Wat ook weer niet betekent dat je alles maar moet goedkeuren. Soms moet je optreden als stadsmarinier. De Dukdalfstraat was zo’n buurt. De corporatie, Vestia, durfde er niet meer te komen, vertelt oud-collega en latere opbouwwerker en Vestiadirecteur Aalt Maaswinkel in het boek. Bewoners verdeelden de woningen onder elkaar en regelden zelf de opknapbeurten. Op een gegeven moment zou een meisje een woning krijgen en dat was gesloopt. Maaswinkel heeft toen met de toenmalige burgemeester Deetman en de politie overlegd. En met vermaarde families in de buurt. De hele buurt is gesloopt nadat bewoners elders gehuisvest zijn en voor anderen een terugkomgarantie is gegeven.

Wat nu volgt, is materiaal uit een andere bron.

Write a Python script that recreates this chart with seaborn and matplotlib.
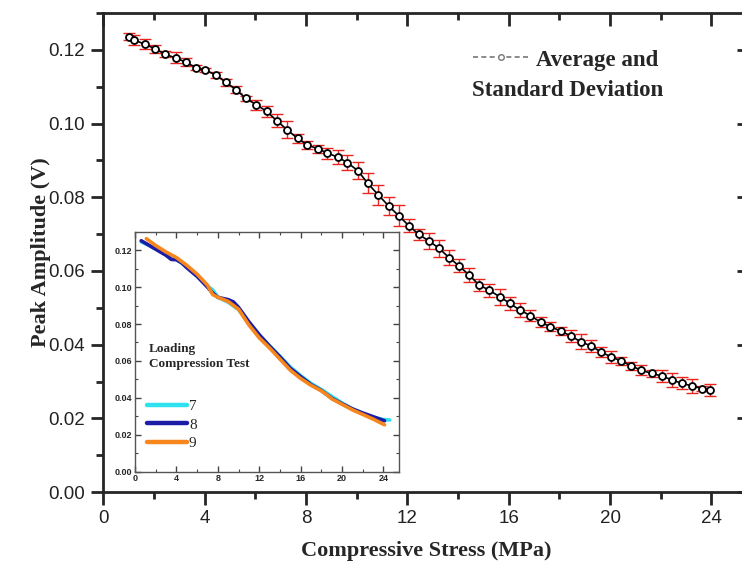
import pandas as pd
import matplotlib.pyplot as plt
import seaborn as sns
from matplotlib.lines import Line2D
from matplotlib.ticker import MultipleLocator

# averaged peak amplitude with standard deviation
stress = [1.03, 1.22, 1.65, 2.05, 2.45, 2.86, 3.25, 3.65, 4.03, 4.44, 4.85, 5.24, 5.64, 6.05,
          6.45, 6.85, 7.26, 7.67, 8.06, 8.46, 8.85, 9.25, 9.64, 10.05, 10.44, 10.86, 11.26, 11.66,
          12.06, 12.46, 12.86, 13.25, 13.65, 14.04, 14.44, 14.83, 15.23, 15.65, 16.05, 16.44,
          16.86, 17.26, 17.65, 18.05, 18.45, 18.84, 19.24, 19.63, 20.03, 20.45, 20.84, 21.23,
          21.64, 22.05, 22.45, 22.85, 23.24, 23.64, 23.95]
amp_mean = [0.1236, 0.1227, 0.1215, 0.1203, 0.1188, 0.1178, 0.1167, 0.1152, 0.1145, 0.1132,
            0.1112, 0.1092, 0.1068, 0.1051, 0.1033, 0.1008, 0.0983, 0.0960, 0.0942, 0.0932,
            0.0920, 0.0909, 0.0894, 0.0872, 0.0838, 0.0806, 0.0777, 0.0750,
            0.0723, 0.0699, 0.0681, 0.0662, 0.0636, 0.0614, 0.0589, 0.0562, 0.0548, 0.0530,
            0.0512, 0.0494, 0.0479, 0.0461, 0.0449, 0.0437, 0.0424, 0.0408, 0.0397, 0.0381,
            0.0367, 0.0356, 0.0342, 0.0331, 0.0322, 0.0315, 0.0304, 0.0295, 0.0288, 0.0281, 0.0277]
amp_std = [0.0010, 0.0014, 0.0014, 0.0011, 0.0008, 0.0015, 0.0010, 0.0008, 0.0006, 0.0009,
           0.0009, 0.0009, 0.0006, 0.0013, 0.0016, 0.0017, 0.0023, 0.0013, 0.0010, 0.0011,
           0.0015, 0.0018, 0.0021, 0.0023, 0.0027, 0.0026, 0.0025, 0.0028,
           0.0018, 0.0016, 0.0022, 0.0023, 0.0021, 0.0018, 0.0018, 0.0015, 0.0018, 0.0021,
           0.0018, 0.0020, 0.0014, 0.0014, 0.0012, 0.0010, 0.0017, 0.0020, 0.0017, 0.0014,
           0.0016, 0.0011, 0.0011, 0.0014, 0.0010, 0.0016, 0.0020, 0.0016, 0.0019, 0.0008, 0.0016]

# individual loading tests (inset)
x7 = [0.6, 1.0, 2.0, 3.0, 4.0, 5.0, 6.0, 7.0, 7.5, 8.0, 9.0, 10.0, 11.0, 12.0, 13.0, 14.0,
      15.0, 16.0, 17.0, 18.0, 19.0, 20.0, 21.0, 22.0, 23.0, 24.0, 24.6]
y7 = [0.1245, 0.1235, 0.1208, 0.1180, 0.1150, 0.1110, 0.1060, 0.1005, 0.0985, 0.0945, 0.0918,
      0.0878, 0.0805, 0.0740, 0.0682, 0.0625, 0.0567, 0.0520, 0.0478, 0.0445, 0.0408, 0.0372,
      0.0340, 0.0315, 0.0295, 0.0282, 0.0280]
x8 = [0.6, 1.0, 2.0, 3.0, 3.5, 4.0, 4.5, 5.0, 6.0, 7.0, 7.5, 8.0, 8.5, 9.0, 9.5, 10.0, 11.0,
      12.0, 13.0, 14.0, 15.0, 16.0, 17.0, 18.0, 19.0, 20.0, 21.0, 22.0, 23.0, 24.1]
y8 = [0.1251, 0.1238, 0.1205, 0.1172, 0.1150, 0.1148, 0.1132, 0.1105, 0.1058, 0.1000, 0.0968,
      0.0945, 0.0938, 0.0932, 0.0920, 0.0890, 0.0812, 0.0742, 0.0680, 0.0622, 0.0560, 0.0515,
      0.0472, 0.0440, 0.0398, 0.0368, 0.0340, 0.0318, 0.0298, 0.0276]
x9 = [1.1, 2.0, 3.0, 4.0, 5.0, 6.0, 7.0, 7.5, 8.0, 9.0, 10.0, 11.0, 12.0, 13.0, 14.0, 15.0,
      16.0, 17.0, 18.0, 18.5, 19.0, 20.0, 21.0, 22.0, 23.0, 24.1]
y9 = [0.1262, 0.1225, 0.1190, 0.1160, 0.1118, 0.1070, 0.1010, 0.0960, 0.0945, 0.0922, 0.0880,
      0.0795, 0.0725, 0.0670, 0.0610, 0.0550, 0.0505, 0.0468, 0.0438, 0.0418, 0.0395, 0.0365,
      0.0335, 0.0310, 0.0285, 0.0254]
test_names = ["7", "8", "9"]
test_colors = ["#30e2f0", "#1c1ca6", "#f7861c"]

sns.set_style("ticks")
plt.rcParams['font.family'] = ['Liberation Sans', 'DejaVu Sans']
serif = ['Liberation Serif', 'DejaVu Serif']

fig = plt.figure(figsize=(7.42, 5.65), dpi=100)
ax = fig.add_axes([0.139, 0.129, 0.871, 0.848])

main_df = pd.DataFrame({"stress": stress, "amp": amp_mean, "std": amp_std})
ax.errorbar(main_df["stress"], main_df["amp"], yerr=main_df["std"], fmt="none",
            ecolor="#e8261f", elinewidth=1.0, capsize=4, capthick=1.0, zorder=2)
sns.lineplot(data=main_df, x="stress", y="amp", ax=ax, color="black", lw=1.2,
             marker="o", markersize=5, markerfacecolor="white", markeredgecolor="black",
             markeredgewidth=1.3, zorder=3)

ax.set_xlim(0, 25.5)
ax.set_ylim(0, 0.13)
ax.xaxis.set_major_locator(MultipleLocator(4))
ax.xaxis.set_minor_locator(MultipleLocator(2))
ax.set_yticks([0, 0.02, 0.04, 0.06, 0.08, 0.10, 0.12])
ax.set_yticklabels(["0.00", "0.02", "0.04", "0.06", "0.08", "0.10", "0.12"])
ax.yaxis.set_minor_locator(MultipleLocator(0.01))
for sp in ax.spines.values():
    sp.set_linewidth(2)
ax.tick_params(axis="both", which="major", direction="out", length=9, width=2,
               labelsize=13.5, pad=4, labelcolor="#222222")
ax.tick_params(axis="both", which="minor", direction="out", length=5, width=2)
ax.tick_params(axis="x", which="both", top=True)
ax.tick_params(axis="y", which="both", right=True)
for t in ax.xaxis.get_major_ticks() + ax.xaxis.get_minor_ticks():
    t.tick2line.set_marker(3)
for t in ax.yaxis.get_major_ticks() + ax.yaxis.get_minor_ticks():
    t.tick2line.set_marker(0)
ax.set_xlabel("Compressive Stress (MPa)", family=serif, fontweight="bold", fontsize=16, labelpad=10)
ax.set_ylabel("Peak Amplitude (V)", family=serif, fontweight="bold", fontsize=16, labelpad=-2)

avg_handle = Line2D([], [], color="#777777", lw=1.2, ls=(0, (3, 2)), marker="o",
                    markersize=4, markerfacecolor="white", markeredgecolor="#777777")
ax.legend(handles=[avg_handle], labels=["Average and"], loc="center left",
          bbox_to_anchor=(473 / 742, 1 - 60 / 565), bbox_transform=fig.transFigure,
          frameon=False, borderpad=0, borderaxespad=0, handlelength=2.45, handletextpad=0.28,
          prop={"family": serif, "weight": "bold", "size": 16.5})
fig.text(472 / 742, 1 - 91 / 565, "Standard Deviation", family=serif, fontweight="bold",
         fontsize=16.5, ha="left", va="center")

# inset
ins = fig.add_axes([135 / 742, 1 - 471.7 / 565, 264 / 742, 240 / 565])
ins_df = pd.concat([
    pd.DataFrame({"stress": x7, "amp": y7, "test": "7"}),
    pd.DataFrame({"stress": x8, "amp": y8, "test": "8"}),
    pd.DataFrame({"stress": x9, "amp": y9, "test": "9"}),
])
sns.lineplot(data=ins_df, x="stress", y="amp", hue="test", hue_order=test_names,
             palette=dict(zip(test_names, test_colors)), sort=False, lw=2.6, ax=ins)
ins.set_xlim(0, 25.5)
ins.set_ylim(0, 0.13)
ins.xaxis.set_major_locator(MultipleLocator(4))
ins.xaxis.set_minor_locator(MultipleLocator(2))
ins.set_yticks([0, 0.02, 0.04, 0.06, 0.08, 0.10, 0.12])
ins.set_yticklabels(["0.00", "0.02", "0.04", "0.06", "0.08", "0.10", "0.12"])
ins.yaxis.set_minor_locator(MultipleLocator(0.01))
for sp in ins.spines.values():
    sp.set_linewidth(1.0)
    sp.set_color("#555555")
ins.tick_params(axis="both", which="major", direction="in", length=4, width=1,
                labelsize=6.5, pad=2, top=True, right=True, color="#444444")
ins.tick_params(axis="both", which="minor", direction="in", length=2, width=0.8,
                top=True, right=True, color="#444444")
for lab in ins.get_xticklabels() + ins.get_yticklabels():
    lab.set_fontweight("bold")
ins.set_xlabel("")
ins.set_ylabel("")

ins.text(0.053, 0.536, "Loading\nCompression Test", transform=ins.transAxes,
         family=serif, fontweight="bold", fontsize=9.5, ha="left", va="top", linespacing=1.35)
leg = ins.legend(loc="upper left", bbox_to_anchor=(0.045, 0.30), frameon=False, borderpad=0,
                 borderaxespad=0, handlelength=2.6, handletextpad=0.15, labelspacing=0.3,
                 prop={"family": serif, "size": 11})
for h in leg.get_lines():
    h.set_linewidth(3.2)

fig.savefig("out.png", dpi=100)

Wijkwerken vooral zaak van de praktijk
Wijkwerken is iets dat je deels op school kunt leren, denkt Hoogvorst, maar vooral moeten ambtenaren en opbouwwerkers het in de praktijk leren. Er is geen opleiding voor. ‘Daarnaast zorgt de schaalvergroting voor druk bij welzijnsorganisaties over prestatieafspraken. Er is geen aandacht meer voor waar wijken tegenaan lopen of wijkwerkers. Er wordt te veel gekeken of de opdrachtgever tevreden is, de gemeente dus. Het is een bedrijfsmatige aanpak zonder risico.’ Juist daarom is Hans Hoogvorst jaren terug begonnen met de School voor Gebiedsgericht Werken, een instituut waar wijkprofessionals ervaringen kunnen delen en spiegelen. ‘Gebiedsgericht werken is vernieuwen, buiten de lijntjes kleuren. Dat moet je in de praktijk leren. De School voor Gebiedsgericht Werken geeft daarin de gelegenheid om ervaringen te spiegelen en te delen.’